By: Steven M. Williams
I have a home in my community whose owner (my tenant) has passed away. I do not know of any heirs and am at a loss about what to do with the home. It appears that all of the personal property has been removed (“under cover of darkness”) and no rent has been paid in months. The home does not appear to be worth anything, and I know that there are no liens on the home, and all taxes are current. How can I get a determination of abandonment so I can dispose of this home?
The first thing you need to do is determine whether an estate has been opened for the deceased tenant. You can do this by checking with your County Register of Wills. Normally, the Register needs a name, last known address and approximate date of death. If there has been an estate opened, then you can deal with the executor of the estate. He/she will be identified on the papers filed with the Register of Wills. If there is no value in the home, the executor may be willing to sign a notice of voluntary abandonment.

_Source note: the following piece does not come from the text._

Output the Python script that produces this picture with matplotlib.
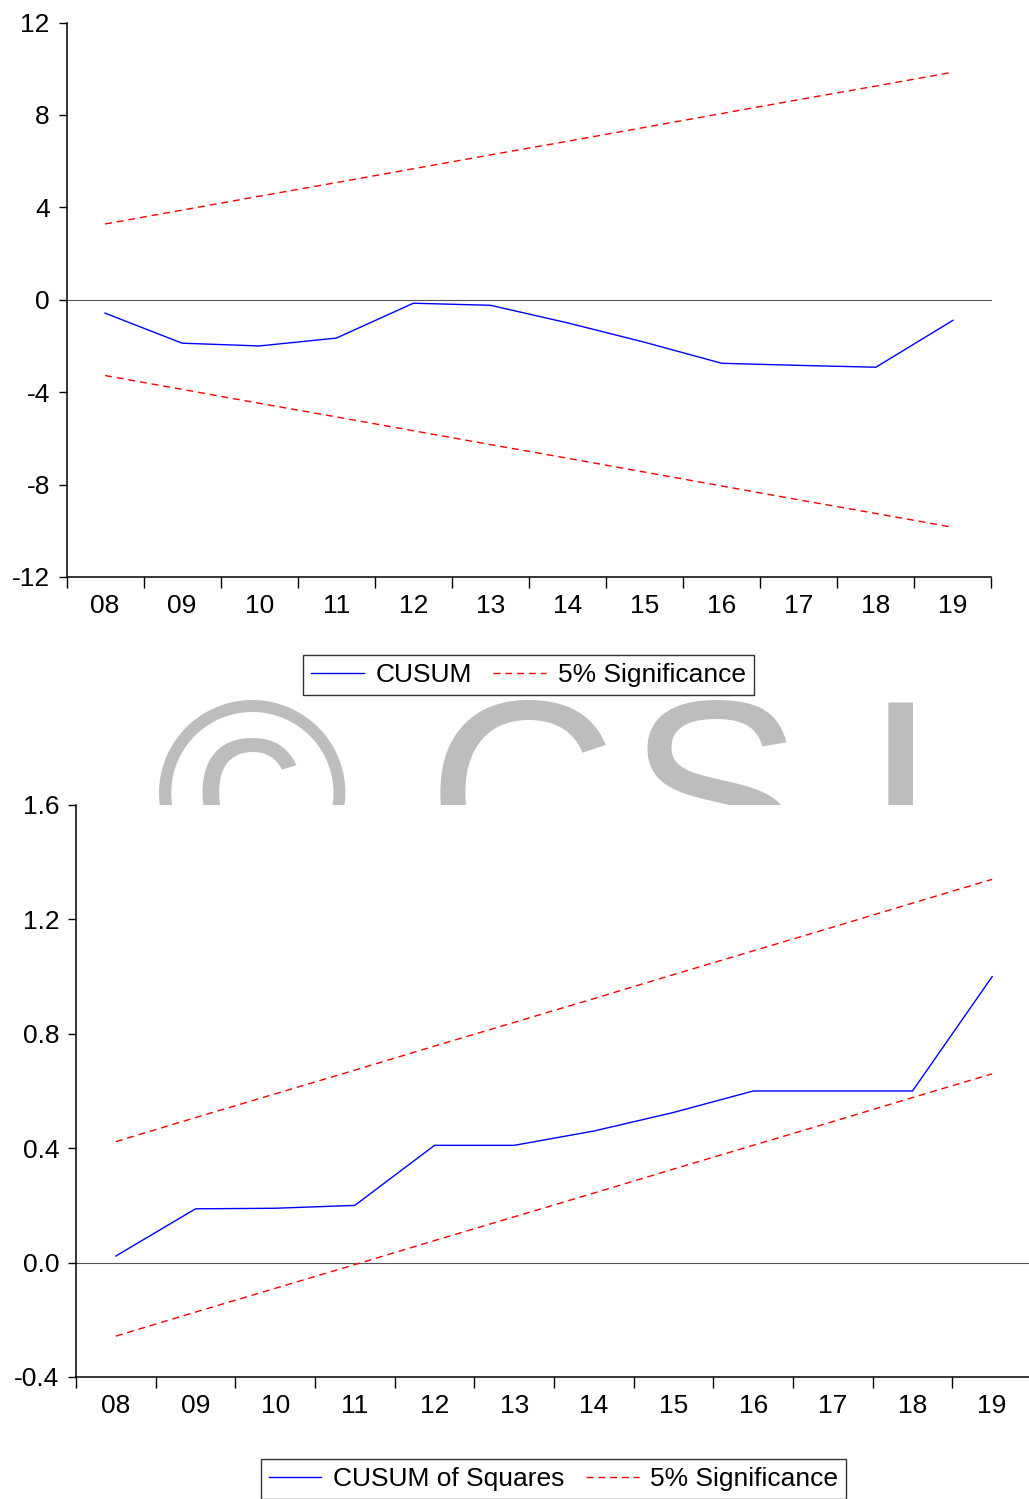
import matplotlib.pyplot as plt
from matplotlib.lines import Line2D

plt.rcParams['font.family'] = ['Liberation Sans', 'DejaVu Sans']

years = ['08', '09', '10', '11', '12', '13', '14', '15', '16', '17', '18', '19']

# CUSUM test
cusum = [-0.58, -1.88, -2.0, -1.66, -0.15, -0.24, -1.0, -1.84, -2.75, -2.84, -2.92, -0.89]
cusum_upper = [3.28, 3.88, 4.48, 5.07, 5.67, 6.27, 6.86, 7.46, 8.06, 8.66, 9.25, 9.85]
cusum_lower = [-v for v in cusum_upper]

# CUSUM of squares test
cusumsq = [0.023, 0.188, 0.19, 0.20, 0.41, 0.41, 0.46, 0.525, 0.60, 0.60, 0.60, 1.0]
cusumsq_upper = [0.423, 0.507, 0.590, 0.673, 0.757, 0.840, 0.923, 1.007, 1.090, 1.173, 1.257, 1.340]
cusumsq_lower = [-0.257, -0.173, -0.090, -0.007, 0.077, 0.160, 0.243, 0.327, 0.410, 0.493, 0.577, 0.660]

W, H = 1029, 1499
FS = 19
BLUE = '#0000ff'
RED = '#ff0000'
DASH = (0, (5, 3.5))

fig = plt.figure(figsize=(W / 100, H / 100), dpi=100)


def px_axes(left, top, right, bottom):
    return fig.add_axes([left / W, 1 - bottom / H, (right - left) / W, (bottom - top) / H])


def style_axes(ax, yticks, ylabels):
    n = len(years)
    x = range(n)
    ax.set_xlim(-0.5, n - 0.5)
    ax.set_xticks([i - 0.5 for i in range(n + 1)])
    ax.set_xticklabels([])
    ax.set_xticks(list(x), minor=True)
    ax.set_xticklabels(years, minor=True)
    ax.tick_params(axis='x', which='major', direction='out', length=8, width=1.0)
    ax.tick_params(axis='x', which='minor', length=0, pad=12, labelsize=FS)
    ax.set_yticks(yticks)
    ax.set_yticklabels(ylabels)
    ax.tick_params(axis='y', direction='out', length=6, width=1.0, pad=6, labelsize=FS)
    ax.set_ylim(yticks[0], yticks[-1])
    for s in ('top', 'right'):
        ax.spines[s].set_visible(False)
    for s in ('left', 'bottom'):
        ax.spines[s].set_linewidth(1.1)
    ax.axhline(0, color='#555555', lw=0.8, zorder=1)


def legend(label, cx, cy):
    handles = [Line2D([], [], color=BLUE, lw=1.0),
               Line2D([], [], color=RED, lw=1.0, linestyle=DASH)]
    lg = fig.legend(handles, [label, '5% Significance'], loc='center',
                    bbox_to_anchor=(cx / W, 1 - cy / H), ncol=2, fontsize=FS,
                    frameon=True, fancybox=False, handlelength=2.0,
                    handletextpad=0.45, columnspacing=0.8, borderpad=0.3)
    lg.get_frame().set_edgecolor('black')
    lg.get_frame().set_linewidth(1.0)


x = list(range(len(years)))

# top panel
ax1 = px_axes(66.5, 22.5, 991.5, 577)
ax1.plot(x, cusum, color=BLUE, lw=1.0, zorder=3)
ax1.plot(x, cusum_upper, color=RED, lw=1.0, linestyle=DASH, zorder=2)
ax1.plot(x, cusum_lower, color=RED, lw=1.0, linestyle=DASH, zorder=2)
style_axes(ax1, [-12, -8, -4, 0, 4, 8, 12], ['-12', '-8', '-4', '0', '4', '8', '12'])
legend('CUSUM', 528.5, 675)

# watermark strip between the panels
axw = px_axes(0, 700, W, 806)
axw.set_xlim(0, W)
axw.set_ylim(806, 700)
axw.axis('off')
for ch, cx in zip(['\u00a9', 'C', 'S', 'I'], [252, 522, 715, 900]):
    axw.text(cx, 884, ch, fontsize=190, color='#bdbdbd', ha='center',
             va='baseline', clip_on=True)

# bottom panel
ax2 = px_axes(76, 805, 1032, 1377)
ax2.plot(x, cusumsq, color=BLUE, lw=1.0, zorder=3)
ax2.plot(x, cusumsq_upper, color=RED, lw=1.0, linestyle=DASH, zorder=2)
ax2.plot(x, cusumsq_lower, color=RED, lw=1.0, linestyle=DASH, zorder=2)
style_axes(ax2, [-0.4, 0.0, 0.4, 0.8, 1.2, 1.6], ['-0.4', '0.0', '0.4', '0.8', '1.2', '1.6'])
legend('CUSUM of Squares', 553.5, 1479)

fig.savefig('out.png', dpi=100)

If he/she won’t, then you can proceed with an eviction against the deceased tenant’s estate, c/o the executor, and seek a determination of abandonment at the same time.
If there is no estate, then this process becomes more difficult. This is because no one, other than the executor of an estate, has the legal ability to act on behalf of the estate. As a first step, I suggest doing an internet search to see if you can locate an obituary for the deceased tenant. If you can find one, it will usually contain the names of surviving heirs.
While surviving heirs cannot act on behalf of an estate, where an estate is not opened, having all of the heirs sign notices of voluntary abandonment may be the best you can do. If you are successful in obtaining these, you can proceed in the abandonment process with relatively little risk. This is because the only people who would have any interest in the home have abandoned their interests. If the heirs will not cooperate, or you cannot locate them (and, note that you may never be fully sure that you have identified all of the heirs – which presents more risk), then there is no risk-free way to obtain an abandonment.
In your case, there are no taxes due and no liens on the home. If this were not the case, and no estate is opened for the deceased tenant, then proceeding based on the surviving heirs’ notices of voluntary abandonment could be risky. This is because taxes and liens are expunged in an abandonment only if all of the steps required under the law are followed. In this case, you are risk that the taxing authorities and/or lienholder may challenge the abandonment because the legal owner of the home (i.e., the estate) did not abandon it. If this occurs, you could be personally liable for the unpaid taxes and lien amounts owed on the home.
As you can see, the abandonment process has many potential traps. Community owners must proceed with caution at each step of the process to ensure that the ultimate goals of the abandonment (disposal and expungement) are met.